A fair amount of the sneering has been done in this magazine, by writers such as Noam Chomsky, Richard Gott and John Pilger - all of whom are, as Roger Scruton noted of Tom Nairn in another context, "writing as an enemy". Others who have taken this position are Yasmin Alibhai-Brown, Arundhati Roy and Naomi Klein (the last of whom called for "bringing Najaf to New York", a statement Murray interprets, reasonably, as calling for another jihad against that city).

Even if these writers are extreme (though they are published in journals that would not think of themselves as extreme) it is clear that, for most of the left, and many on the right and centre, the neoconservative impulse is a bogey. So, what chance that Kamm's and Murray's pleas will be heard and acted on?

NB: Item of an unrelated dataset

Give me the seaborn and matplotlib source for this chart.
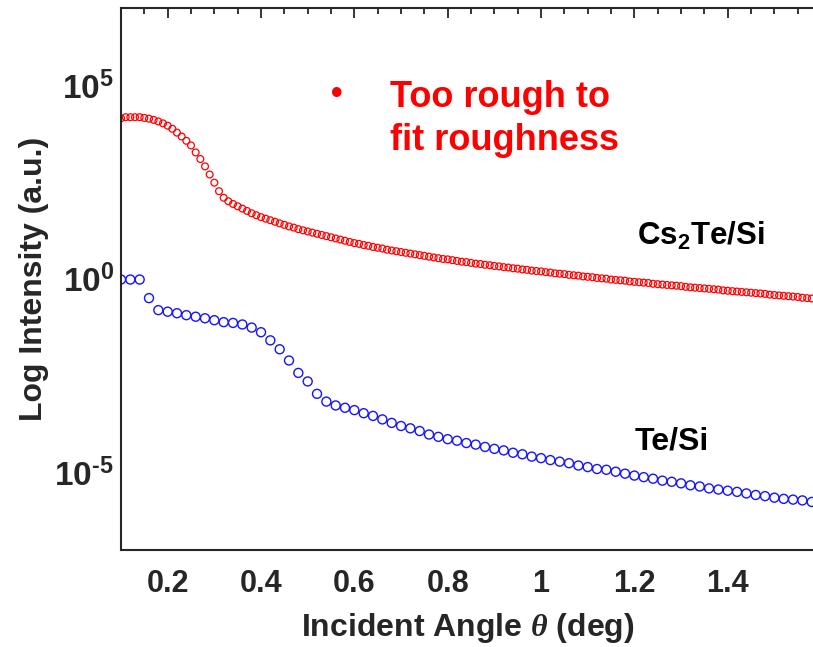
import numpy as np
import pandas as pd
import matplotlib
matplotlib.use("Agg")
import matplotlib.pyplot as plt
import seaborn as sns
from matplotlib.ticker import FixedLocator, FixedFormatter, MultipleLocator, NullFormatter

# ---------------- data ----------------
angle_cs2te = [
    0.10, 0.11, 0.12, 0.13, 0.14, 0.15, 0.16, 0.17, 0.18, 0.19,
    0.20, 0.21, 0.22, 0.23, 0.24, 0.25, 0.26, 0.27, 0.28, 0.29,
    0.30, 0.31, 0.32, 0.33, 0.34, 0.35, 0.36, 0.37, 0.38, 0.39,
    0.40, 0.41, 0.42, 0.43, 0.44, 0.45, 0.46, 0.47, 0.48, 0.49,
    0.50, 0.51, 0.52, 0.53, 0.54, 0.55, 0.56, 0.57, 0.58, 0.59,
    0.60, 0.61, 0.62, 0.63, 0.64, 0.65, 0.66, 0.67, 0.68, 0.69,
    0.70, 0.71, 0.72, 0.73, 0.74, 0.75, 0.76, 0.77, 0.78, 0.79,
    0.80, 0.81, 0.82, 0.83, 0.84, 0.85, 0.86, 0.87, 0.88, 0.89,
    0.90, 0.91, 0.92, 0.93, 0.94, 0.95, 0.96, 0.97, 0.98, 0.99,
    1.00, 1.01, 1.02, 1.03, 1.04, 1.05, 1.06, 1.07, 1.08, 1.09,
    1.10, 1.11, 1.12, 1.13, 1.14, 1.15, 1.16, 1.17, 1.18, 1.19,
    1.20, 1.21, 1.22, 1.23, 1.24, 1.25, 1.26, 1.27, 1.28, 1.29,
    1.30, 1.31, 1.32, 1.33, 1.34, 1.35, 1.36, 1.37, 1.38, 1.39,
    1.40, 1.41, 1.42, 1.43, 1.44, 1.45, 1.46, 1.47, 1.48, 1.49,
    1.50, 1.51, 1.52, 1.53, 1.54, 1.55, 1.56, 1.57, 1.58,
]
log_intensity_cs2te = [
    4.14, 4.17, 4.17, 4.17, 4.17, 4.15, 4.13, 4.10, 4.06, 4.01,
    3.95, 3.87, 3.77, 3.67, 3.56, 3.44, 3.26, 3.09, 2.90, 2.69,
    2.48, 2.26, 2.09, 2.00, 1.93, 1.87, 1.81, 1.75, 1.69, 1.64,
    1.59, 1.55, 1.51, 1.47, 1.43, 1.39, 1.35, 1.32, 1.28, 1.25,
    1.22, 1.19, 1.16, 1.13, 1.10, 1.07, 1.04, 1.01, 0.98, 0.95,
    0.92, 0.90, 0.87, 0.85, 0.82, 0.80, 0.78, 0.75, 0.73, 0.71,
    0.69, 0.67, 0.65, 0.63, 0.61, 0.59, 0.57, 0.55, 0.53, 0.51,
    0.50, 0.48, 0.46, 0.44, 0.43, 0.41, 0.39, 0.38, 0.36, 0.35,
    0.33, 0.32, 0.30, 0.29, 0.27, 0.26, 0.24, 0.23, 0.21, 0.20,
    0.19, 0.17, 0.16, 0.14, 0.13, 0.12, 0.10, 0.09, 0.08, 0.06,
    0.05, 0.04, 0.02, 0.01, 0.00, -0.02, -0.03, -0.04, -0.05, -0.07,
    -0.08, -0.09, -0.10, -0.11, -0.13, -0.14, -0.15, -0.16, -0.17, -0.18,
    -0.19, -0.21, -0.22, -0.23, -0.24, -0.25, -0.26, -0.27, -0.28, -0.30,
    -0.31, -0.32, -0.33, -0.34, -0.35, -0.36, -0.37, -0.38, -0.39, -0.41,
    -0.42, -0.43, -0.44, -0.45, -0.46, -0.47, -0.49, -0.50, -0.51,
]

angle_te = [
    0.10, 0.12, 0.14, 0.16, 0.18, 0.20, 0.22, 0.24, 0.26, 0.28,
    0.30, 0.32, 0.34, 0.36, 0.38, 0.40, 0.42, 0.44, 0.46, 0.48,
    0.50, 0.52, 0.54, 0.56, 0.58, 0.60, 0.62, 0.64, 0.66, 0.68,
    0.70, 0.72, 0.74, 0.76, 0.78, 0.80, 0.82, 0.84, 0.86, 0.88,
    0.90, 0.92, 0.94, 0.96, 0.98, 1.00, 1.02, 1.04, 1.06, 1.08,
    1.10, 1.12, 1.14, 1.16, 1.18, 1.20, 1.22, 1.24, 1.26, 1.28,
    1.30, 1.32, 1.34, 1.36, 1.38, 1.40, 1.42, 1.44, 1.46, 1.48,
    1.50, 1.52, 1.54, 1.56, 1.58,
]
log_intensity_te = [
    -0.02, -0.02, -0.02, -0.50, -0.81, -0.85, -0.89, -0.94, -0.98, -1.02,
    -1.07, -1.12, -1.14, -1.18, -1.26, -1.38, -1.59, -1.82, -2.11, -2.43,
    -2.65, -2.97, -3.17, -3.27, -3.33, -3.39, -3.47, -3.54, -3.63, -3.72,
    -3.80, -3.86, -3.93, -4.02, -4.08, -4.14, -4.18, -4.24, -4.28, -4.34,
    -4.39, -4.43, -4.49, -4.53, -4.59, -4.63, -4.68, -4.72, -4.76, -4.82,
    -4.86, -4.91, -4.93, -4.98, -5.03, -5.08, -5.12, -5.16, -5.21, -5.24,
    -5.28, -5.33, -5.36, -5.41, -5.44, -5.47, -5.50, -5.54, -5.58, -5.61,
    -5.65, -5.68, -5.70, -5.72, -5.76,
]

x_tick_values = [0.2, 0.4, 0.6, 0.8, 1.0, 1.2, 1.4]
x_tick_labels = ["0.2", "0.4", "0.6", "0.8", "1", "1.2", "1.4"]
y_tick_values = [1e-5, 1e0, 1e5]
y_tick_labels = ["$\\mathbf{10^{\u2010 5}}$", r"$\mathbf{10^{0}}$", r"$\mathbf{10^{5}}$"]
y_minor_values = [10.0 ** k for k in range(-7, 8)]

# ---------------- style ----------------
sns.set_theme(style="white")
plt.rcParams["font.family"] = ["Liberation Sans", "DejaVu Sans"]
plt.rcParams["font.weight"] = "bold"
plt.rcParams["mathtext.fontset"] = "custom"
plt.rcParams["mathtext.rm"] = "Liberation Sans:bold"
plt.rcParams["mathtext.bf"] = "Liberation Sans:bold"
plt.rcParams["mathtext.it"] = "Liberation Serif:italic"
plt.rcParams["mathtext.default"] = "bf"
plt.rcParams["axes.unicode_minus"] = False

dark = "#262626"

df_cs = pd.DataFrame({"angle": angle_cs2te,
                      "intensity": 10.0 ** np.array(log_intensity_cs2te)})
df_te = pd.DataFrame({"angle": angle_te,
                      "intensity": 10.0 ** np.array(log_intensity_te)})

fig = plt.figure(figsize=(8.13, 6.47), dpi=100)
ax = fig.add_axes([121 / 813, 97 / 647, 694 / 813, 542.5 / 647])
ax.set_yscale("log")

sns.scatterplot(data=df_cs, x="angle", y="intensity", ax=ax, marker="o", s=24,
                facecolors="none", edgecolor="#FF0000", linewidth=0.9, legend=False)
sns.scatterplot(data=df_te, x="angle", y="intensity", ax=ax, marker="o", s=42,
                facecolors="none", edgecolor="#1414FF", linewidth=1.0, legend=False)

ax.set_xlim(0.1, 0.1 + 694 / 466.7)
ax.set_ylim(1e-7, 1e7)

ax.xaxis.set_major_locator(FixedLocator(x_tick_values))
ax.xaxis.set_major_formatter(FixedFormatter(x_tick_labels))
ax.xaxis.set_minor_locator(MultipleLocator(0.05))
ax.yaxis.set_major_locator(FixedLocator(y_tick_values))
ax.yaxis.set_major_formatter(FixedFormatter(y_tick_labels))
ax.yaxis.set_minor_locator(FixedLocator(y_minor_values))
ax.yaxis.set_minor_formatter(NullFormatter())

ax.tick_params(which="both", direction="in", top=True, right=False,
               color=dark, width=1.3, labelcolor=dark)
ax.tick_params(which="major", length=7)
ax.tick_params(which="minor", length=4)
ax.tick_params(axis="x", which="major", labelsize=22, pad=14)
ax.tick_params(axis="y", which="major", labelsize=24, pad=5)

for sp in ax.spines.values():
    sp.set_color(dark)
    sp.set_linewidth(1.5)
    sp.set_visible(True)

ax.set_xlabel(r"Incident Angle $\mathit{\theta}$ (deg)", fontsize=23,
              fontweight="bold", color=dark, labelpad=8)
ax.set_ylabel("Log Intensity (a.u.)", fontsize=23, fontweight="bold",
              color=dark, labelpad=4)

# annotations
ax.text(0.562, 10 ** 4.76, "\u2022", color="#FF0000", fontsize=24,
        ha="center", va="center", fontweight="bold")
ax.text(0.676, 10 ** 4.44, "Too rough to", color="#FF0000", fontsize=26,
        fontweight="bold", ha="left", va="baseline")
ax.text(0.676, 10 ** 3.32, "fit roughness", color="#FF0000", fontsize=26,
        fontweight="bold", ha="left", va="baseline")
ax.text(1.206, 10 ** 0.866, r"$\mathbf{Cs_{2}Te/Si}$", color="black", fontsize=22.5,
        ha="left", va="baseline")
ax.text(1.201, 10 ** -4.41, "Te/Si", color="black", fontsize=23,
        fontweight="bold", ha="left", va="baseline")

fig.savefig("out.png", dpi=100)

I would judge there to be a good chance. I cannot believe that Gordon Brown, if he becomes the next prime minister, will seek to withdraw British troops prematurely from southern Iraq; nor do I think his natural instincts in foreign policy are those of a Douglas Hurd/Malcolm Rifkind realist - both of whom, as foreign secretaries in John Major's cabinet, stood pat on Bosnia. And equally, I doubt that David Cameron, if he were to be elected prime minister, would return to that discredited passage in his own party's history: he voted for the invasion of Iraq and appears to agree with the pro-interventionist line taken by Liam Fox, the incumbent shadow foreign secretary.

But Blair was the path-breaker. Let us hope that the path he broke remains the one trodden by his successors.